Role of Fintech Platforms and Calculators
Fintech platforms have made digital tax planning more structured by combining calculators, transaction records, and deduction tracking in one place. A calculator converts inputs into a clean projection, which helps taxpayers understand how contribution size and holding period may influence outcomes.
Digital records also support better filing hygiene. When investment proofs and statements are easier to access, tax decisions can be reviewed like a portfolio review, with fewer gaps and fewer surprises near the deadline.
Why ELSS Calculators Fit Perfectly Into Digital Tax Planning
Digital tax planning works best when decisions can be evaluated quickly and updated without manual maths. An ELSS calculator supports this by turning basic inputs into a readable projection.
Real-Time Decision Making
A calculator allows quick changes to inputs and instant updates to output. This is useful when Section 80C changes due to other eligible items, or when cash flow needs shift during the year. It also helps test contribution timing, such as spacing investments rather than making a single, late lump-sum contribution.
Because the projection updates immediately, it supports faster decision cycles. That speed can help taxpayers avoid impulsive choices driven by tax deadlines.
Planning Beyond Tax Saving
ELSS sits in the equity bucket, so the decision is linked to market risk, volatility, and time horizon. A calculator can prompt more goal-aligned thinking by making the holding period visible and by showing how assumptions shape projected value. This shifts the mindset from tax-only to portfolio-aware.
It also supports cleaner alignment with long-term investing behaviour. The tool can encourage a longer holding view, which generally matters when dealing with equity-linked instruments.
Improved Financial Discipline
Digital tools support discipline by making a plan measurable. Periodic contributions can mirror systematic buying, which can feel more manageable than a sudden year-end outlay. A projection also makes it easier to set a contribution level that fits monthly budgets.
When reviewed throughout the year, the plan becomes easier to stick to. This can reduce ad-hoc switches and help maintain consistency in an equity allocation approach.
How to Use an ELSS Calculator Effectively
The output becomes more meaningful when inputs are realistic, and the results are read as guidance, not certainty. The steps below help keep the estimate aligned with real constraints.
- Confirm the remaining Section 80C limit after other eligible commitments.
- Choose lump sum or systematic contributions based on cashflow stability.
- Use a conservative assumed return and keep it consistent across comparisons.
- Set a horizon that respects the lock-in and the intended holding period.
- Check affordability after accounting for near-term obligations and liquidity needs.

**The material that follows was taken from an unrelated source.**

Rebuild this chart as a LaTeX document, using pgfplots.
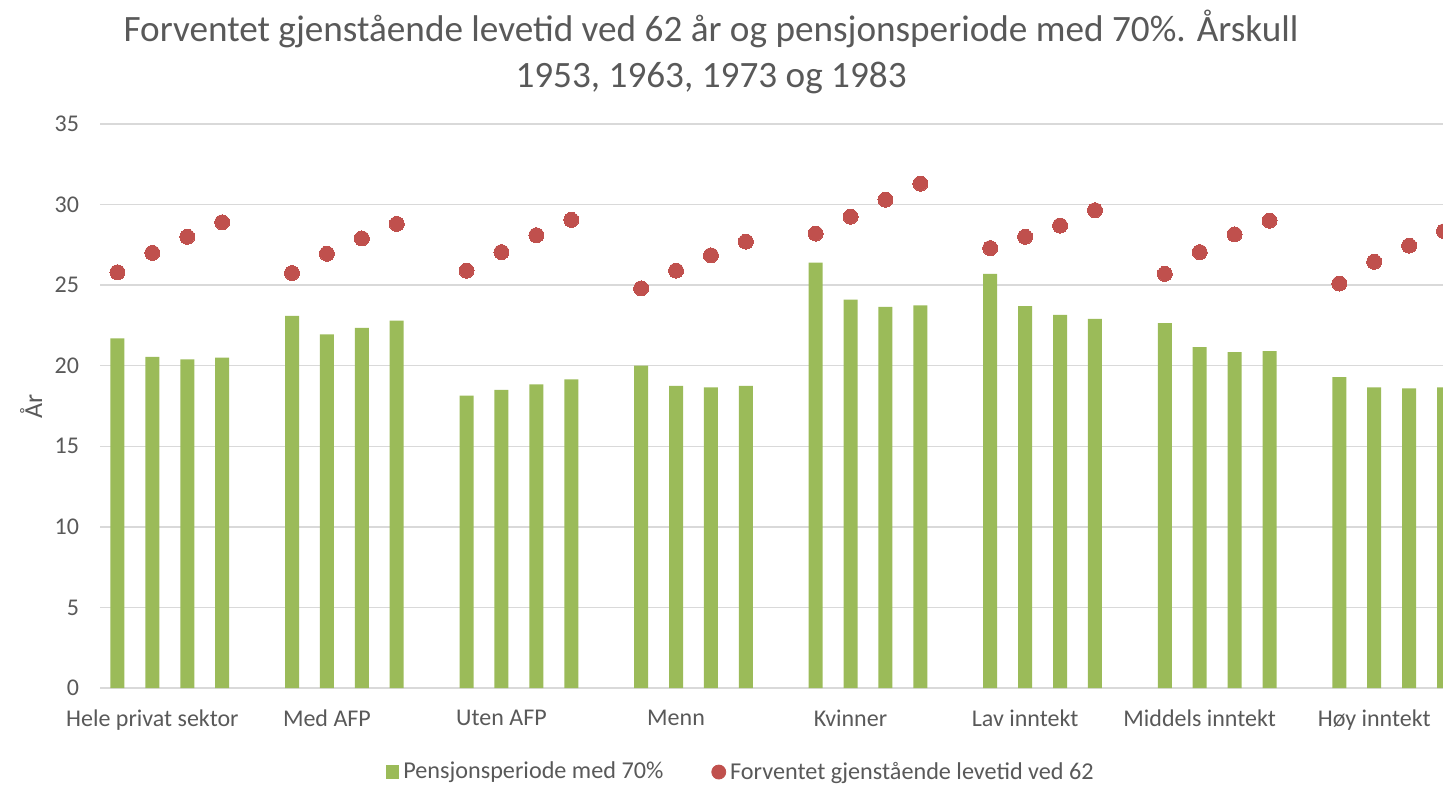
\documentclass[border=0pt]{standalone}
\usepackage{fontspec}
\setmainfont{Carlito}
\usepackage{pgfplots}
\pgfplotsset{compat=1.18}
\definecolor{barGreen}{HTML}{9BBB59}
\definecolor{dotRed}{HTML}{C0504D}
\definecolor{txtGray}{HTML}{595959}
\definecolor{gridGray}{HTML}{D9D9D9}

\begin{document}
\begin{tikzpicture}
% 1 px of the reference = 0.5pt; the chart runs past the right edge of the page
\path[use as bounding box] (0,0) rectangle (721.5pt,392pt);
\node[anchor=base, text=txtGray, font=\fontsize{18.6}{22}\selectfont] at (355.5pt,371pt)
  {Forventet gjenstående levetid ved 62 år og pensjonsperiode med 70\%. Årskull};
\node[anchor=base, text=txtGray, font=\fontsize{18.6}{22}\selectfont] at (355.5pt,348.5pt)
  {1953, 1963, 1973 og 1983};
\begin{axis}[
  at={(50pt,48pt)}, anchor=south west,
  scale only axis,
  width=680.75pt, height=282pt,
  xmin=-0.5, xmax=38.5,
  ymin=0, ymax=35,
  ytick={0,5,...,35},
  xtick={1,6,11,16,21,26,31,36},
  xticklabels={Hele privat sektor,Med AFP,Uten AFP,Menn,Kvinner,Lav inntekt,Middels inntekt,Høy inntekt},
  major tick length=0pt,
  axis line style={draw=none},
  ymajorgrids,
  major grid style={draw=gridGray, line width=0.75pt},
  tick label style={font=\fontsize{12}{14}\selectfont, text=txtGray},
  /pgf/number format/assume math mode=true,
  yticklabel style={xshift=-7pt},
  xticklabel style={yshift=-7.5pt},
  ylabel={År},
  every axis y label/.style={at={(axis description cs:0,0.5)}, xshift=-34.5pt,
    rotate=90, anchor=center, font=\fontsize{13}{15}\selectfont, text=txtGray},
  legend style={at={(axis description cs:0.4713,-0.149)}, anchor=center, draw=none,
    legend columns=-1, font=\fontsize{12.1}{14}\selectfont, text=txtGray,
    /tikz/every even column/.append style={column sep=22pt}},
]
\addplot[ybar, bar width=7pt, fill=barGreen, draw=none,
  legend image code/.code={\fill[barGreen] (0pt,-3.4pt) rectangle (6.8pt,3.4pt);}]
  coordinates {
  (0,21.7) (1,20.55) (2,20.4) (3,20.5)
  (5,23.1) (6,21.95) (7,22.35) (8,22.8)
  (10,18.15) (11,18.5) (12,18.85) (13,19.15)
  (15,20.0) (16,18.75) (17,18.65) (18,18.75)
  (20,26.4) (21,24.1) (22,23.65) (23,23.75)
  (25,25.7) (26,23.7) (27,23.15) (28,22.9)
  (30,22.65) (31,21.15) (32,20.85) (33,20.9)
  (35,19.3) (36,18.65) (37,18.6) (38,18.65)
  };
\addlegendentry{Pensjonsperiode med 70\%}
\addplot[only marks, mark=*, mark size=3.75pt, color=dotRed,
  mark options={draw=dotRed, fill=dotRed, line width=0pt},
  legend image code/.code={\fill[dotRed] (3.5pt,0pt) circle (3.5pt);}]
  coordinates {
  (0,25.8) (1,27.0) (2,28.0) (3,28.9)
  (5,25.75) (6,26.95) (7,27.9) (8,28.8)
  (10,25.9) (11,27.05) (12,28.1) (13,29.05)
  (15,24.8) (16,25.9) (17,26.85) (18,27.7)
  (20,28.2) (21,29.25) (22,30.3) (23,31.3)
  (25,27.3) (26,28.0) (27,28.7) (28,29.65)
  (30,25.7) (31,27.05) (32,28.15) (33,29.0)
  (35,25.1) (36,26.45) (37,27.45) (38,28.35)
  };
\addlegendentry{Forventet gjenstående levetid ved 62}
\end{axis}
\end{tikzpicture}
\end{document}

- Revisit inputs during the year if income, deductions, or priorities change.
Mistakes to Avoid When Using ELSS Calculators
Estimates can mislead when assumptions are mistaken for outcomes or when tax savings become the only decision filter. Avoiding these errors keeps planning balanced.
- Treating projections as assured returns rather than assumption-based illustrations.

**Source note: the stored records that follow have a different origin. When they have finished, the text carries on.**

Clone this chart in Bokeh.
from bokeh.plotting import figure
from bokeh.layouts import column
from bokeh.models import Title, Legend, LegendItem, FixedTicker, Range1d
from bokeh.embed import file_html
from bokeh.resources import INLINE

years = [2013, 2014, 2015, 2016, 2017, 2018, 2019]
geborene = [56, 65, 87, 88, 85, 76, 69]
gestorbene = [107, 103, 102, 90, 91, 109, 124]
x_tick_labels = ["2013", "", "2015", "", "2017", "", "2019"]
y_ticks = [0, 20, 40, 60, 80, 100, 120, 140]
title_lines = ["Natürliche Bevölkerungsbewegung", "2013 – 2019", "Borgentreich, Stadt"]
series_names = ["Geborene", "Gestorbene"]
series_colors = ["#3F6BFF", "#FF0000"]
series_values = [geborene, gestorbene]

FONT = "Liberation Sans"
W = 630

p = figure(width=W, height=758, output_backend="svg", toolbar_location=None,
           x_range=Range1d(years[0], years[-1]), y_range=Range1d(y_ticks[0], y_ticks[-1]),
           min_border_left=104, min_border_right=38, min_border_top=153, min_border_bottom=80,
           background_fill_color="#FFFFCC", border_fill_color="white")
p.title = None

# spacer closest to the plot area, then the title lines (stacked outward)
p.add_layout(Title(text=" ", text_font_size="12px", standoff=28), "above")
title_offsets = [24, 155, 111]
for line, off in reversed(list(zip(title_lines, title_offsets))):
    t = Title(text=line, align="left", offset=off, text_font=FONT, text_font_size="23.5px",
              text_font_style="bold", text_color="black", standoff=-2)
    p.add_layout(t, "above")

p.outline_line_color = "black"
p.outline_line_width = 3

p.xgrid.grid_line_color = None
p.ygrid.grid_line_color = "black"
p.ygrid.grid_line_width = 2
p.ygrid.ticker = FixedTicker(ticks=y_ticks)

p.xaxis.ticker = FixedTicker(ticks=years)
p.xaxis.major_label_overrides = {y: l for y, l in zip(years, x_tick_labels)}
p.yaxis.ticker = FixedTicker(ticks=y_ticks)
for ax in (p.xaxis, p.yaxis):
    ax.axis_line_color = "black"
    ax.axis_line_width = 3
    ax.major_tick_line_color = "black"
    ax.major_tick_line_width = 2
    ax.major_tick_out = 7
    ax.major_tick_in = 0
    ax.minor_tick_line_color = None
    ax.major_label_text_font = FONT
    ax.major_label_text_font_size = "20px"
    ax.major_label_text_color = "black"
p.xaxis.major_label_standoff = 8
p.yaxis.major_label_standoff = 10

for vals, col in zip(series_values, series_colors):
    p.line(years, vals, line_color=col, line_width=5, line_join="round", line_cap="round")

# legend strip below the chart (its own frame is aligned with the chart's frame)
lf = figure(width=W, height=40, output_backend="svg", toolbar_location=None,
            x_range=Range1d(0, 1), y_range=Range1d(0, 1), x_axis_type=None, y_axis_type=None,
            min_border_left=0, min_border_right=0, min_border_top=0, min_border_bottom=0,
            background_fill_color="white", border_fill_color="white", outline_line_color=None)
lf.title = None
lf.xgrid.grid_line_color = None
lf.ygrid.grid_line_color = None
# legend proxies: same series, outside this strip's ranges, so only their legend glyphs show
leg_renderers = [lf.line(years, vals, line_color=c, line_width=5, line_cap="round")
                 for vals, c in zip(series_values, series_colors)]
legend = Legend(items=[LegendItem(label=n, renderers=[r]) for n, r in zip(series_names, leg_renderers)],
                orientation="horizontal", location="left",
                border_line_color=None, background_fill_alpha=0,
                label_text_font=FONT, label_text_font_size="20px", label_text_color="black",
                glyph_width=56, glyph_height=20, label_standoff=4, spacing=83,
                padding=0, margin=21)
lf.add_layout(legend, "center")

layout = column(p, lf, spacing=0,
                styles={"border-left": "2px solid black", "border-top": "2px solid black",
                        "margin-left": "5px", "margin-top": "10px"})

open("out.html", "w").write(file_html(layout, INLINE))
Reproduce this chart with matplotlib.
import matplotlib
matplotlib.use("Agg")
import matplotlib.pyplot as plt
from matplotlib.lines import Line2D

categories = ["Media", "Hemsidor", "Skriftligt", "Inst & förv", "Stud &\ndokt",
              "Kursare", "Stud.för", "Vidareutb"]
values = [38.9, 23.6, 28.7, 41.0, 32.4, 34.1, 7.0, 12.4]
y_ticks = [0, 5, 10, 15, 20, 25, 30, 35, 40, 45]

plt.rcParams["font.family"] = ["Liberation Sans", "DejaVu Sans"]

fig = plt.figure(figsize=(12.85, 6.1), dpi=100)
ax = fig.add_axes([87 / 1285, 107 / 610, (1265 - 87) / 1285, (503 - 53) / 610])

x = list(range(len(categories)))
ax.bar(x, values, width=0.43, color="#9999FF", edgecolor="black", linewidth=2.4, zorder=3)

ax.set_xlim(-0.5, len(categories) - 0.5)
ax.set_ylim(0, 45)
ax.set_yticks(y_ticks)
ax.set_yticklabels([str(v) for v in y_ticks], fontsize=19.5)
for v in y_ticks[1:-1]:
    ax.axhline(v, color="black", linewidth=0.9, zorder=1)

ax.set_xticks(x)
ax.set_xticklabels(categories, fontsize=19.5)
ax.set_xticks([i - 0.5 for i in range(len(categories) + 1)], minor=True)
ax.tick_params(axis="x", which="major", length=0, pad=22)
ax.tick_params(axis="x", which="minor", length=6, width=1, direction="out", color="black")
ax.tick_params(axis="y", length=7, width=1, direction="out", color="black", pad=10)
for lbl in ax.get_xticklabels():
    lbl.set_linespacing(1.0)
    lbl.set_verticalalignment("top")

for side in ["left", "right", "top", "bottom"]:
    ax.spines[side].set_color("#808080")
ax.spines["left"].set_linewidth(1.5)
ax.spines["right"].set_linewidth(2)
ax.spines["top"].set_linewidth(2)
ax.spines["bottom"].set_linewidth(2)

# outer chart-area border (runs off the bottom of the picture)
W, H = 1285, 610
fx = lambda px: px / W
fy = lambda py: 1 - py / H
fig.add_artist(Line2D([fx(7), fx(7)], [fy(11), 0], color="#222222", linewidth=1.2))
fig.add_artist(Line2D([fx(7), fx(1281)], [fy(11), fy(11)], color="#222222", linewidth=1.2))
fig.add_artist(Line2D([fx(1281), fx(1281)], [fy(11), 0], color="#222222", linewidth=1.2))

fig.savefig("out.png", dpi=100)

- Entering unrealistic return assumptions to inflate the projected corpus.
- Ignoring lock-in timelines and expecting quick access to invested funds.
- Investing only to exhaust deductions without checking equity risk comfort.
- Forgetting existing ELSS holdings and overlapping lock-in periods.
ELSS Calculators and the Future of Tax Planning
As digital tax planning becomes more common, calculators are likely to be used more like portfolio utilities. They can support year-round planning by helping taxpayers adjust contribution size, revise timelines, and keep deduction usage visible. This can shift behaviour towards scheduled investing rather than deadline-driven buying.
However, the core discipline stays the same. Inputs must be realistic, equity risk must be acknowledged, and projections must be treated as estimates. When used in this way, an ELSS calculator can complement digital workflows by making tax decisions feel more like informed investment decisions.
Conclusion
The shift towards digital tax planning in India is bringing more structure to how taxpayers approach Section 80C decisions. In that shift, an ELSS calculator can serve as a simple projection tool to support timing, budgeting, and a clearer view of equity-linked outcomes. When used with conservative assumptions and a suitable horizon, it can help align tax savings with portfolio discipline, without turning projections into promises.